Sandwich time!

December 26, 2016

Big ol' blister on the top; I should've slashed the loaf before I baked it.

Big ol’ blister on the top; I should’ve slashed the loaf before I baked it.

I figured if I had ham and turkey left over from Christmas, I could enjoy sandwiches for a few days. But to do that, I had to have some sandwich bread.

So I made some, Christmas evening.

This is flax seed potato bread, from the Food 52 site (recipe here). I figure it’ll handle me for sandwiches for the rest of this week, and then I’ll be in Nashville being grandmother for a long weekend, and then I can make another loaf when I get home. So far, I haven’t made a sandwich with it, but it’s made some fine toast for breakfast the last two mornings.

Makes a really pretty, soft, moist crumb.

Makes a really pretty, soft, moist crumb.

As best I recall, I tried this bread back seven or eight years ago, when I first got started making bread. It was a dismal failure. This time, after considerable more experience with breadbaking, I managed to get it much closer to right.

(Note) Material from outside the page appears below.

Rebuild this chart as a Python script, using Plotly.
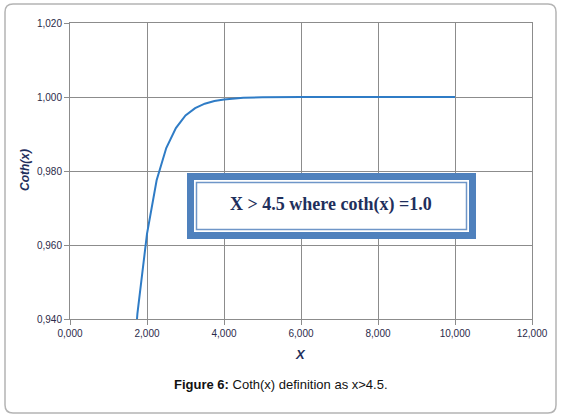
import plotly.graph_objects as go

# data
x_vals = [1.5, 1.75, 2.0, 2.25, 2.5, 2.75, 3.0, 3.25, 3.5, 3.75, 4.0, 4.5, 5.0, 5.5, 6.0, 7.0, 8.0, 9.0, 10.0]
y_vals = [0.905, 0.9414, 0.9630, 0.9775, 0.9862, 0.9916, 0.9950, 0.9970, 0.9982, 0.9989, 0.9993, 0.9998, 0.9999, 1.0, 1.0, 1.0, 1.0, 1.0, 1.0]
x_ticks = [0, 2, 4, 6, 8, 10, 12]
x_ticktext = ["0,000", "2,000", "4,000", "6,000", "8,000", "10,000", "12,000"]
y_ticks = [0.94, 0.96, 0.98, 1.00, 1.02]
y_ticktext = ["0,940", "0,960", "0,980", "1,000", "1,020"]

W, H = 561, 419
L, R, T, B = 70, 532, 23, 319


def px(x):
    return (x - L) / (R - L)


def py(y):
    return (B - y) / (B - T)


fig = go.Figure()
fig.add_trace(go.Scatter(x=x_vals, y=y_vals, mode="lines",
                         line=dict(color="#2f7cc6", width=2), showlegend=False))

tickfont = dict(family="Liberation Sans Narrow, Arial Narrow, sans-serif", size=10, color="#2b2a4a")
fig.update_xaxes(range=[0, 12], tickvals=x_ticks, ticktext=x_ticktext, showgrid=True,
                 gridcolor="#8c8c8c", gridwidth=1, showline=True, linecolor="#8c8c8c", mirror=True,
                 ticks="outside", ticklen=5, tickcolor="#8c8c8c", tickfont=tickfont,
                 zeroline=False)
fig.update_yaxes(range=[0.94, 1.02], tickvals=y_ticks, ticktext=y_ticktext, showgrid=True,
                 gridcolor="#8c8c8c", gridwidth=1, showline=True, linecolor="#8c8c8c", mirror=True,
                 ticks="outside", ticklen=5, tickcolor="#8c8c8c", tickfont=tickfont,
                 zeroline=False)

shapes = []
# outer rounded frame
x0, y0, x1, y1, r = 5, 4, 556, 413, 8
path = (f"M {px(x0 + r)} {py(y0)} L {px(x1 - r)} {py(y0)} Q {px(x1)} {py(y0)} {px(x1)} {py(y0 + r)} "
        f"L {px(x1)} {py(y1 - r)} Q {px(x1)} {py(y1)} {px(x1 - r)} {py(y1)} "
        f"L {px(x0 + r)} {py(y1)} Q {px(x0)} {py(y1)} {px(x0)} {py(y1 - r)} "
        f"L {px(x0)} {py(y0 + r)} Q {px(x0)} {py(y0)} {px(x0 + r)} {py(y0)} Z")
shapes.append(dict(type="path", xref="paper", yref="paper", path=path,
                   line=dict(color="#b4b4b4", width=1.5), layer="below"))
# annotation box
bx0, by0, bx1, by1 = 187, 173, 476, 239
shapes.append(dict(type="rect", xref="paper", yref="paper", x0=px(bx0), x1=px(bx1), y0=py(by0), y1=py(by1),
                   fillcolor="#4f81bd", line=dict(width=0), layer="above"))
shapes.append(dict(type="rect", xref="paper", yref="paper", x0=px(bx0 + 7), x1=px(bx1 - 7), y0=py(by0 + 7), y1=py(by1 - 7),
                   fillcolor="#ffffff", line=dict(width=0), layer="above"))
shapes.append(dict(type="rect", xref="paper", yref="paper", x0=px(bx0 + 9.5), x1=px(bx1 - 9.5), y0=py(by0 + 9.5), y1=py(by1 - 9.5),
                   fillcolor="#ffffff", line=dict(color="#6f96c8", width=1.5), layer="above"))

annotations = [
    dict(x=px(331), y=py(204), xref="paper", yref="paper", text="<b>X &gt; 4.5 where coth(x) =1.0</b>",
         xanchor="center", yanchor="middle",
         showarrow=False, font=dict(family="Liberation Serif, Times New Roman, serif", size=18, color="#1f2f5c")),
    dict(x=px(300), y=py(354), xref="paper", yref="paper", text="<b><i>X</i></b>",
         xanchor="center", yanchor="middle",
         showarrow=False, font=dict(family="Liberation Sans Narrow, Arial, sans-serif", size=13, color="#1f2f5c")),
    dict(x=px(25), y=py(170), xref="paper", yref="paper", text="<b><i>Coth(x)</i></b>", textangle=-90,
         xanchor="center", yanchor="middle",
         showarrow=False, font=dict(family="Liberation Sans, Arial, sans-serif", size=12, color="#1f2f5c")),
    dict(x=px(281), y=py(384), xref="paper", yref="paper", text="<b>Figure 6:</b> Coth(x) definition as x>4.5.",
         xanchor="center", yanchor="middle",
         showarrow=False, font=dict(family="Liberation Sans, Arial, sans-serif", size=13, color="#111111")),
]

fig.update_layout(width=W, height=H, margin=dict(l=L, r=W - R, t=T, b=H - B),
                  paper_bgcolor="white", plot_bgcolor="white",
                  shapes=shapes, annotations=annotations, showlegend=False)

fig.write_html("out.html", config={"displayModeBar": False},
               post_script="document.body.style.margin='0';document.body.style.padding='0';")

At issue initially was the failure of the dough to clean the sides of the mixing bowl and come together into a cohesive ball. The first time, I kept adding flour, and adding flour, and eventually I think added a full cup of flour (an extra 2o to 25 percent!). The resulting loaf was positively leaden. I think I chunked it.

This time, I added a little bit of flour, to get it to at least the soft-sticky dough stage and past “batter.” But I let it go into the oiled bowl to rise still quite soft. And brother, rise it did — massively. After a couple of hours proofing, it was still quite soft, but had set up enough to work fairly easily; I kneaded it with a bit of flour and shaped it into a loaf.

It filled my 9 x 5 loaf pan, and I let it rise until it crowned more than the recommended inch — probably closer to two — above the sides. (But they’re LOW sides.) And then got a massive oven spring, and the result is a loaf that yields a big damn slice of bread.

And it’s a slice of bread that’ll stay with you. The potato gives it some heft, as well as some moisture and a lovely, soft texture. The flax seed — and I used flax seed meal, as that’s what my hand found first in the cabinet — lends a wonderful nutty taste. As noted above, I haven’t had a sandwich with it yet, but I think it’ll be primo with a couple of slices embracing two or three slices of ham, some Swiss cheese, and a nice schmear of Dijon mustard.

Sliced and ready to package for the freezer. Convenience bread!

Sliced and ready to package for the freezer. Convenience bread!

I sliced it up and packaged it, interleaved with waxed paper, in a gallon zip-loc that then went in the freezer. Slicing and then freezing fresh bread allows you to have the next best thing to baked-today bread, particularly if, like me, you’re going to either toast or otherwise heat your sandwich anyway. (As an aside, I do dearly love my Cuisinart steam-convection oven for toast and sandwich-making. I’m just sayin’.)

And a breakfast that's just hard as heck to beat.

And a breakfast that’s just hard as heck to beat.

Anyway, a slice of this, spread with homemade ricotta cheese and topped with peach preserves that were in my gift box from Biscuit Love in Nashville, along with some bacon, makes a fine, fine breakfast. I can testify to this because I’ve had exactly that for the past two mornings.

So now that Christmas is over, you ‘n y’mama ‘n ’em come on and stop by, and we’ll have us a sandwich. Or two.